President Ronald Reagan, March 8, 1983. Breaks ranks from his advisors, transcends his office, and speaks to the American heart & mind on the dire importance of protecting the right of life of unborn children.


Have the professors, Educators and parents read the letters of John and Abigail Adams, or of the golden years of John Quincy Adams in the U.S. House of Representatives? Have these professors read the autobiographies of American Hero Frederick Douglass? Do they know of President Ronald Reagan’s groundbreaking essay and book published while he was in office (the only published book of a President while in office)? What of Abraham Lincoln’s initial ideas on what to do with the slaves? How do they understand our 16th President from the view point of Frederick Douglass’s writings in his third autobiography?  What literature was studied, to what extent is the understanding and discussion of how a smart education itself transformed each of these individuals?


These leaders were human beings performing in extraordinary ways, not sentimental American patriots for the sake of patriotism, but visionaries and action-oriented intellectuals who were altruistic in their efforts to make an America that was truly great. 



President Abraham Lincoln, General Grant & other generals strategizing during the American Civil War.

As a whole, public schools and most private school education policy makers in America do not grasp the importance or practical value in supporting a profound, unbiased inculcation of the nuances between Malcolm X versus Martin Luther King, or of the work of John Quincy Adams, Frederick Douglass, and Attorney Thurgood Marshall as they intelligently and astutely railed, cajoled, and defied an America reality wherein the life and liberty of all American citizens was not equal in its citizenship rights; in its sense of a shared humanity.

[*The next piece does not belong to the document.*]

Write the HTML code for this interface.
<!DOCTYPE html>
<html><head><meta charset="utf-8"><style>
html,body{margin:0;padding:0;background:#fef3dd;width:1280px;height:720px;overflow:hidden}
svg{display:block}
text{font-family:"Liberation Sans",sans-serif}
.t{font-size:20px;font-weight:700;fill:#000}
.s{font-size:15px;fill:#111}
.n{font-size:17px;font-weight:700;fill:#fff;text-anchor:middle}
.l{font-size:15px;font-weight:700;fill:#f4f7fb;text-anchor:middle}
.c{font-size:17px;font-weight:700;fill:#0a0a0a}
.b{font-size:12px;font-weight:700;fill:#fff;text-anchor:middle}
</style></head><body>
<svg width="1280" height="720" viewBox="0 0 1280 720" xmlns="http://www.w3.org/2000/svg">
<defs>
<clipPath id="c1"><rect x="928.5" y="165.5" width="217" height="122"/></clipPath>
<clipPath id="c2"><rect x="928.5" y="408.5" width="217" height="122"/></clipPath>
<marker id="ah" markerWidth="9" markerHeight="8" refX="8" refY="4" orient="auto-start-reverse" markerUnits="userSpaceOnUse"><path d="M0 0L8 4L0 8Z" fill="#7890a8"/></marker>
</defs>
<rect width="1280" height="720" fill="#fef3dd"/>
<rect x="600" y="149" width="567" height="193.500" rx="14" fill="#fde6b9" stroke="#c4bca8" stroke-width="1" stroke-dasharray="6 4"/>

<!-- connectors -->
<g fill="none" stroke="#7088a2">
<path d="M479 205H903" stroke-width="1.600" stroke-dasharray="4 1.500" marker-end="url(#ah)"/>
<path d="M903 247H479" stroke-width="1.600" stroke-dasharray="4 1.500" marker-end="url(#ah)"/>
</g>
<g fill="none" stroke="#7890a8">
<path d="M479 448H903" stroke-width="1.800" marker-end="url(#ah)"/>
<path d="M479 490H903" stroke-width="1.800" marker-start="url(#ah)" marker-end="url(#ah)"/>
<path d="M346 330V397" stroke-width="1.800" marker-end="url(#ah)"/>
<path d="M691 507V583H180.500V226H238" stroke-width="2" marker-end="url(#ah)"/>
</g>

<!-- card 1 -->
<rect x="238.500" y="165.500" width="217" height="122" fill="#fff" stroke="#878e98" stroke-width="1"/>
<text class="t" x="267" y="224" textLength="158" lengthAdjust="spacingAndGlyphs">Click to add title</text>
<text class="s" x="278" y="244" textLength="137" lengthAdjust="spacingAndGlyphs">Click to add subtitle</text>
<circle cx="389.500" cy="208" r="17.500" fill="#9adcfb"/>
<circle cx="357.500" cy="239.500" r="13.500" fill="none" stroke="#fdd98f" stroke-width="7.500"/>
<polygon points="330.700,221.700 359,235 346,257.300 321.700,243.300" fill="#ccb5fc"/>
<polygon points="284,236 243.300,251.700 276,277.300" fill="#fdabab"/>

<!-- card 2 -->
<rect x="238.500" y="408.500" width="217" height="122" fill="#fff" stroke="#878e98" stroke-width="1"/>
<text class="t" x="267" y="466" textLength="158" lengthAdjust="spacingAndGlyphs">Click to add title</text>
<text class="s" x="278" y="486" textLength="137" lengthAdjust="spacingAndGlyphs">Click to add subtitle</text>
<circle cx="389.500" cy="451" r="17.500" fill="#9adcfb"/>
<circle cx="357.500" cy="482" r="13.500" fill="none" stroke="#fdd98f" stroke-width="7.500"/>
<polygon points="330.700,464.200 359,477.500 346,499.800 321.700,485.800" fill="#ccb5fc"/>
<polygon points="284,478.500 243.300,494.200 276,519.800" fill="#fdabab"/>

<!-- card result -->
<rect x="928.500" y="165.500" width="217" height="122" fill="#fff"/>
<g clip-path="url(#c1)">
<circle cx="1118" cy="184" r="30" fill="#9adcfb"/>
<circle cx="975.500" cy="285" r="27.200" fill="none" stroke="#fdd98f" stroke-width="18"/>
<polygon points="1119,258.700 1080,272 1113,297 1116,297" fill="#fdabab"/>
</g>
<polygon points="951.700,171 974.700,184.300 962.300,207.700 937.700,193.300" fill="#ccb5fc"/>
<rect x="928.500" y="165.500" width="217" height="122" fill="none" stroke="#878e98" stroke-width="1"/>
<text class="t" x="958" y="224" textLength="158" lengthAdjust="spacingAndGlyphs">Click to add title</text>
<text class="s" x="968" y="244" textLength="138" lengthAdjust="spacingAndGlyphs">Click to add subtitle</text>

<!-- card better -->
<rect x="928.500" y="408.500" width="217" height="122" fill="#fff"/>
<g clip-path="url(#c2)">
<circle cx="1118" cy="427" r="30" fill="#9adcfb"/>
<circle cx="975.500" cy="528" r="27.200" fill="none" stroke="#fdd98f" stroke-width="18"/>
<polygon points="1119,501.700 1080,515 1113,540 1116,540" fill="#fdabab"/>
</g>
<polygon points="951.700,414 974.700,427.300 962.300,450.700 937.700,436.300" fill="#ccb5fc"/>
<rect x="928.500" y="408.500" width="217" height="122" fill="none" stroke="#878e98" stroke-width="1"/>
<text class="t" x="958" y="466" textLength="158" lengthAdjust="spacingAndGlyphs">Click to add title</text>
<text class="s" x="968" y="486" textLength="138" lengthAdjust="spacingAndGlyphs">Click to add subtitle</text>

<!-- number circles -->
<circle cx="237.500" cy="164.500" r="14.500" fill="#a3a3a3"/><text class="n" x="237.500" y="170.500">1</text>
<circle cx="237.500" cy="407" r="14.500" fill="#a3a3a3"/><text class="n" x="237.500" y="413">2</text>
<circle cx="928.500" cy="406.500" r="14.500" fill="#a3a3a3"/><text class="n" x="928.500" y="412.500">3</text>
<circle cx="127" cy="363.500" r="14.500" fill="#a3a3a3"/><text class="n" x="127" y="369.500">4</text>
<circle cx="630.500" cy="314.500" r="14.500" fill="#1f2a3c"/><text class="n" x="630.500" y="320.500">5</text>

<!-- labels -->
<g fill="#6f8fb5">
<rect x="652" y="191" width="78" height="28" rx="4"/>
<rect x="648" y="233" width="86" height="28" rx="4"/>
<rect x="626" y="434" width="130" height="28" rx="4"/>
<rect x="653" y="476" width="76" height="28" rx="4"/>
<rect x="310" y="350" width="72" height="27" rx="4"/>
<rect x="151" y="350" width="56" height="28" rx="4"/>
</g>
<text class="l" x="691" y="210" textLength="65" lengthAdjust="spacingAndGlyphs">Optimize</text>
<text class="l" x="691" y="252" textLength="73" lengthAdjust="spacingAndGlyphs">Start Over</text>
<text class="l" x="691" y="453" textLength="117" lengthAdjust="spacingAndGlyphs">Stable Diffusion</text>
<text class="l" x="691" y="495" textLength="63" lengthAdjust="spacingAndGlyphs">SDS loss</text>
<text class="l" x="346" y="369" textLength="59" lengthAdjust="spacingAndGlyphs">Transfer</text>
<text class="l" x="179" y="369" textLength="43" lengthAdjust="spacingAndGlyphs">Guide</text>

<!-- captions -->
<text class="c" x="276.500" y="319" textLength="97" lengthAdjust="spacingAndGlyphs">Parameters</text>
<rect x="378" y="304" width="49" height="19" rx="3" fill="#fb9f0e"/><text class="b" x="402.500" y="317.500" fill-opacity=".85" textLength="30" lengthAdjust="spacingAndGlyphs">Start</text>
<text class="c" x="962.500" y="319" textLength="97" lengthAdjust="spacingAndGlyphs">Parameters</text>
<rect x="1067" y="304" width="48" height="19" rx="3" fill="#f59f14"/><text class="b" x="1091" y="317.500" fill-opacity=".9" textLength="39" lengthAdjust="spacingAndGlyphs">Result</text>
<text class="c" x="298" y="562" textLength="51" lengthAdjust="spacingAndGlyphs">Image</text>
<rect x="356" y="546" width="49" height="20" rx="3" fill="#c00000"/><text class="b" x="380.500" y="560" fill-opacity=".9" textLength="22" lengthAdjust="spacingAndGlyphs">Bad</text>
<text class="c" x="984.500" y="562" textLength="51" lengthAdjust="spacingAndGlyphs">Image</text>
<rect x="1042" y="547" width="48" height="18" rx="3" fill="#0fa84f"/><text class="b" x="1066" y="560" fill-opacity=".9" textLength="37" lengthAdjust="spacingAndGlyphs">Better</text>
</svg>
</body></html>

They endeavored with the written and spoken word within the courtroom, within our Congress, from railway cars, and town assembly halls, from Carpenter’s Hall in Philadelphia, and quietly on the streets of Montgomery, Alabama. These heroes defied the prevailing order with equanimity and withstood the complacency of a disjointed union that favored some at the expense of the human rights of others; with altruistic yearning, and a calling forth for a rightful assembly of the American story; one were their was the protection of life & liberty.


Is our educational paradigm able to introduce altruism in its educational upbringing, or must it denigrate into politically-slanted positions that polarize the citizenry into camps of thought? 

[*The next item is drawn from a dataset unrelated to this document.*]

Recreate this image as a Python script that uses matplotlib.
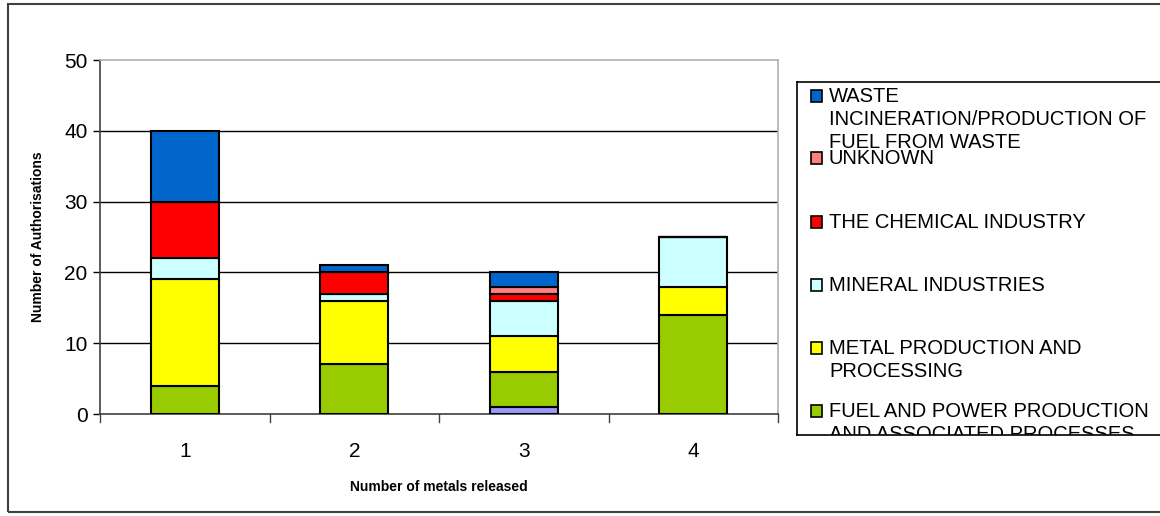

It IS important that we know that John Quincy Adams, Frederick Douglass, Thurgood Marshall, Martin Luther King, and Ronald Reagan saw that the failure of the government to fairly serve and protect the right to life, liberty, justice, and the protection of the land was not a call to shame Americans, but a signal for the need of American sentinels to become extraordinary in the endeavoring of a United States of America that responsibly lived up to the ideals of that Constitution.


Slaves marching after being freed during the Civil War, 1861-1865.

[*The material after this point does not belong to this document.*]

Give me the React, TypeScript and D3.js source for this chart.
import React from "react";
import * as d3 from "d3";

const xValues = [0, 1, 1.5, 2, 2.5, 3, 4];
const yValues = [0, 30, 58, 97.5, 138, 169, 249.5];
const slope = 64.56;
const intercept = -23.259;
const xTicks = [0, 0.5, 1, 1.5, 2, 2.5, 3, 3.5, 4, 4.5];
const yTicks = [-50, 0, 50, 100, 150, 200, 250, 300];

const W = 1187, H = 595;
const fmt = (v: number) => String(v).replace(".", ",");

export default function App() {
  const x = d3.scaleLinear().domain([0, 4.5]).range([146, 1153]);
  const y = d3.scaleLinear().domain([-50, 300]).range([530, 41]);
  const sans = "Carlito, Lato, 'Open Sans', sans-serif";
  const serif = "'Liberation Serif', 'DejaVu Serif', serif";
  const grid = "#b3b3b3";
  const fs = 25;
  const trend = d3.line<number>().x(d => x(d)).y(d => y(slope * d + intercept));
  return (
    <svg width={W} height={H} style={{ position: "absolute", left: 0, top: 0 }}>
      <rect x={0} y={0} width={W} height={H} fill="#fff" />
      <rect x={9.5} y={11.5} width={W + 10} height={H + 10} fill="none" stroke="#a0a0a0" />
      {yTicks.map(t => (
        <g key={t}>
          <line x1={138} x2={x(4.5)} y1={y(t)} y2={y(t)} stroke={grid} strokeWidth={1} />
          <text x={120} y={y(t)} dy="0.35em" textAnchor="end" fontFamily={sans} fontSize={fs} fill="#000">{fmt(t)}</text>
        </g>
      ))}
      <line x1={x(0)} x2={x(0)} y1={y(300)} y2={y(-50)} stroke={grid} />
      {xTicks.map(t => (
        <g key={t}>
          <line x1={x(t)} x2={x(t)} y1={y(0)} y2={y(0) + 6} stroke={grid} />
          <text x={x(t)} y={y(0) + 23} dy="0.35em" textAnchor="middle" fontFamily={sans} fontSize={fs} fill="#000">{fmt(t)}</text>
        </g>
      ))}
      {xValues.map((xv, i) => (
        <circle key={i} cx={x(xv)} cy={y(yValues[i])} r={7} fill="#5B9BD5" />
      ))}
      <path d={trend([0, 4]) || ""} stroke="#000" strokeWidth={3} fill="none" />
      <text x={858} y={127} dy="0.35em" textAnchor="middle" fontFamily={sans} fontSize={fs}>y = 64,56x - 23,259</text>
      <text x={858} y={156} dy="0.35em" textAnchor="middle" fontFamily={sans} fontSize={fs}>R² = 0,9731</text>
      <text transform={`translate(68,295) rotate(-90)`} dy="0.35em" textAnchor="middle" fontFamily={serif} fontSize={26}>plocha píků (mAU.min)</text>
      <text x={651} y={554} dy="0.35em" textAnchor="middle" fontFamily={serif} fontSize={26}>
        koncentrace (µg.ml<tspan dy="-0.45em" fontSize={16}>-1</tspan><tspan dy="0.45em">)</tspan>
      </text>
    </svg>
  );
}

It IS important that we know HOW these leaders went about to attain victory. They did not call for Americans to lay down their weapons or to take them up as a means of achieving a desired outcome. John Quincy Adams went before the Supreme Court, as did Thurgood Marshall. Frederick Douglass’s power was in the spoken and written word; he published his newspapers, books, and was a relentless public speaker in the 1800’s. This last spoke in all the major towns and cities of the American north, then crossed over to England and Ireland and spoke in all of its major cities and towns. Martin Luther King rebuked the impatience and violence of Malcolm X, King’s foundation was based on non-violence and an adherence to the Christian precepts found in the Bible. 


The creation of such an intellectual dearth of the American story, an understanding of where we come from, leaves us with a lack of knowledge as to who we are, and who we shall be. Rectifying this is of great importance to the people of the United States. Ultimately, we must be taught to be Americans before we prioritize our allegiance to a political party, and if possible, peaceable, yet awakened sons and daughters of God before we are these American patriots.